高河ゆん「グラス・マジック」
光文社単行本描きおろし1988年
主人公の大山春海ちゃんは、眼鏡っ娘。水泳部の金井くんに恋しているけれど、恥ずかしがり屋なので告白なんてとんでもない。特にコンプレックスなのが、眼鏡。春海ちゃん家族は一同揃って近眼で、一家総出で検眼に行く予定になっていたりするくらいだ。
そんなわけで、おまじないに頼ってばかりで行動に移せない眼鏡っ娘。金井くんに水泳部に誘われても、眼鏡をかけたままでは泳げないからと、しり込みしてしまう。そこに追い打ちをかけるように、美人マネージャーがイジワルをする。しょんぼりする眼鏡っ娘。「この眼鏡さえ外せたら」全部がうまくいくのではないかと考えてしまう。しかし、溺れた後輩を助けに金井くんが海に飛び込んだとき、眼鏡っ娘の心に大きな変化が起こる。おまじないなんかよりも、もっと確かなことができるはずだと、自分の中にあった勇気に気が付く。金井くんが無事に戻ってきたときに、眼鏡っ娘が勇気を振り絞って紡ぎだした言葉が、実に見事だった。
「眼鏡かけたまま泳ぐくらいこんじょーでガンバリます!」。そう、これだ。眼鏡を外せばうまくいくなんて、そんなオカルトあるわけがない。眼鏡と共に生きる決意を固めて、全てがうまく回り始める。金井くんも、眼鏡をかけた君のことが好きなんだ。
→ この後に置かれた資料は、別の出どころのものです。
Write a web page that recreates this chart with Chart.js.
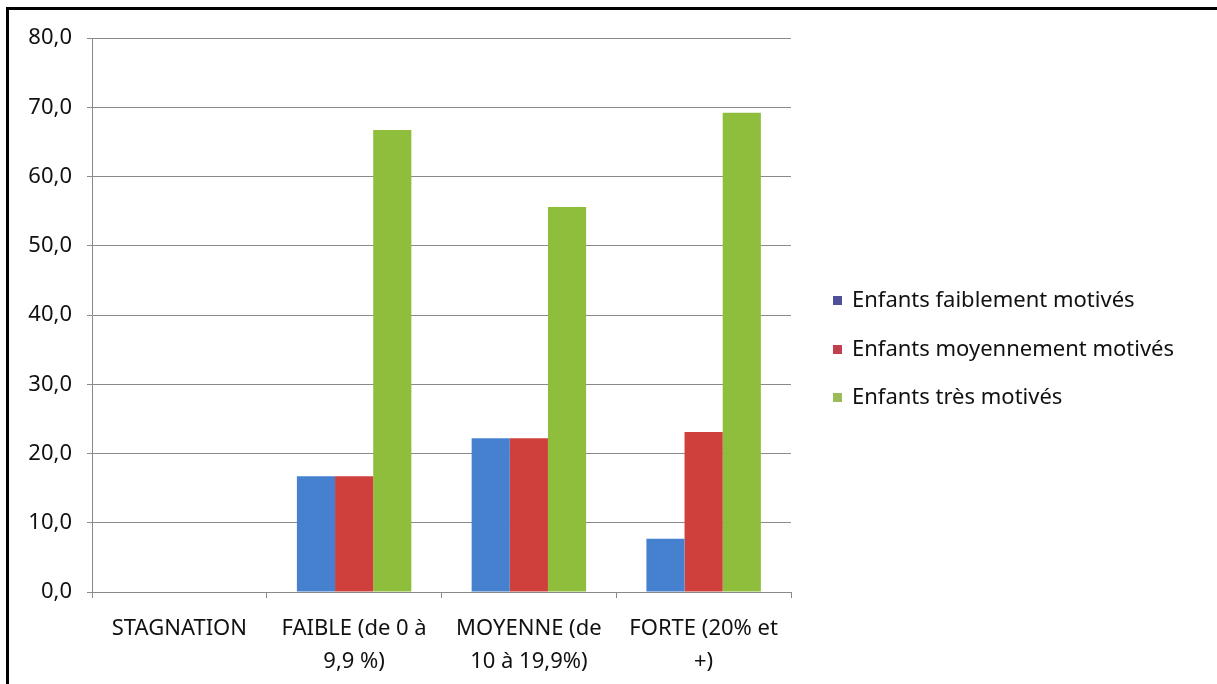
<!DOCTYPE html>
<html>
<head>
<meta charset="utf-8">
<script src="https://cdn.jsdelivr.net/npm/chart.js@4/dist/chart.umd.min.js"></script>
<style>
  html, body { margin: 0; padding: 0; background: #fff; }
  #wrap { position: absolute; left: 0; top: 0; width: 1217px; height: 684px; }
</style>
</head>
<body>
<div id="wrap"><canvas id="c" width="1217" height="684"></canvas></div>
<script>
const categories = [
  ['STAGNATION'],
  ['FAIBLE (de 0 à', '9,9 %)'],
  ['MOYENNE (de', '10 à 19,9%)'],
  ['FORTE (20% et', '+)']
];
const seriesNames = ['Enfants faiblement motivés', 'Enfants moyennement motivés', 'Enfants très motivés'];
const faiblement = [0, 16.7, 22.2, 7.7];
const moyennement = [0, 16.7, 22.2, 23.1];
const tresMotives = [0, 66.7, 55.6, 69.2];
const yTickLabels = ['0,0', '10,0', '20,0', '30,0', '40,0', '50,0', '60,0', '70,0', '80,0'];

const barColors = ['#4681cf', '#cf403d', '#8fbe3c'];
const legendColors = ['#50509a', '#c0404f', '#9bbb59'];
const FONT = '"Noto Sans", "DejaVu Sans", sans-serif';

const decor = {
  id: 'decor',
  beforeDraw(chart) {
    const ctx = chart.ctx;
    ctx.save();
    ctx.fillStyle = '#ffffff';
    ctx.fillRect(0, 0, chart.width, chart.height);
    ctx.fillStyle = '#000000';
    ctx.fillRect(6, 7, 1211, 3);
    ctx.fillRect(6, 7, 3, 677);
    ctx.restore();
  },
  afterDraw(chart) {
    const ctx = chart.ctx;
    ctx.save();
    ctx.font = '22px ' + FONT;
    ctx.textBaseline = 'middle';
    ctx.textAlign = 'left';
    const rows = [301, 350, 398];
    chart.data.datasets.forEach((ds, i) => {
      const y = rows[i];
      ctx.fillStyle = legendColors[i];
      ctx.fillRect(833, y - 5, 9, 9);
      ctx.fillStyle = '#111111';
      ctx.fillText(ds.label, 852, y);
    });
    ctx.restore();
  }
};

new Chart(document.getElementById('c'), {
  type: 'bar',
  data: {
    labels: categories,
    datasets: [
      { label: seriesNames[0], data: faiblement, backgroundColor: barColors[0] },
      { label: seriesNames[1], data: moyennement, backgroundColor: barColors[1] },
      { label: seriesNames[2], data: tresMotives, backgroundColor: barColors[2] }
    ]
  },
  options: {
    responsive: false,
    animation: false,
    devicePixelRatio: 1,
    layout: { padding: { left: 20, top: 38, right: 426, bottom: 0 } },
    datasets: { bar: { barPercentage: 1.0, categoryPercentage: 0.655 } },
    plugins: { legend: { display: false }, tooltip: { enabled: false } },
    scales: {
      x: {
        afterFit(s) { s.height = 92; },
        grid: { offset: true, drawOnChartArea: false, drawTicks: true, tickLength: 6, color: '#8a8a8a' },
        border: { color: '#8a8a8a', width: 1 },
        ticks: {
          color: '#111111',
          padding: 14,
          maxRotation: 0,
          autoSkip: false,
          font: { family: FONT, size: 22, lineHeight: 1.5 }
        }
      },
      y: {
        min: 0, max: 80,
        afterFit(s) { s.width = 72; },
        grid: { color: '#8a8a8a', tickLength: 5, drawTicks: true },
        border: { color: '#8a8a8a', width: 1 },
        ticks: {
          stepSize: 10,
          padding: 15,
          color: '#111111',
          font: { family: FONT, size: 22 },
          callback: (v, i) => yTickLabels[i]
        }
      }
    }
  },
  plugins: [decor]
});
</script>
</body>
</html>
高河ゆんと言えば、80年代後半に彗星のごとく現れて、ニューウェーブの旗手として一気にブレイクし、現在でも多方面で活躍を続ける言わずと知れたトップクリエイターだ。一般にはメガネ男子を好んで描くことで知られているが、実は眼鏡っ娘方面でも素晴らしい業績を幾多も積み重ねていることは、もっと強調されてよい。商業デビューから間もない時期に描かれた本作では、ストーリー展開や眼鏡の描画様式においては典型的な70年代オトメチックを踏まえながら、セリフ回しにさすがのセンスが光っている。「眼鏡かけたまま泳ぐくらいこんじょーでガンバリます!」というセリフは汎用性が高いので、ぜひ「眼鏡かけたまま○○○くらいこんじょーでガンバリます!」と、いろいろな場面で積極的に使わせていただきたいっ。
高河ゆんが描く他の素晴らしい眼鏡っ娘については、改めて機会を設けて愛でていきたい。オトメチックからの脱却というパラダイムシフトを考える上でも、重要なケーススタディになってくるだろう。
■書誌情報
単行本:高河ゆん『マインドサイズ』(KOBUNSHA COMIC、1988年)に所収。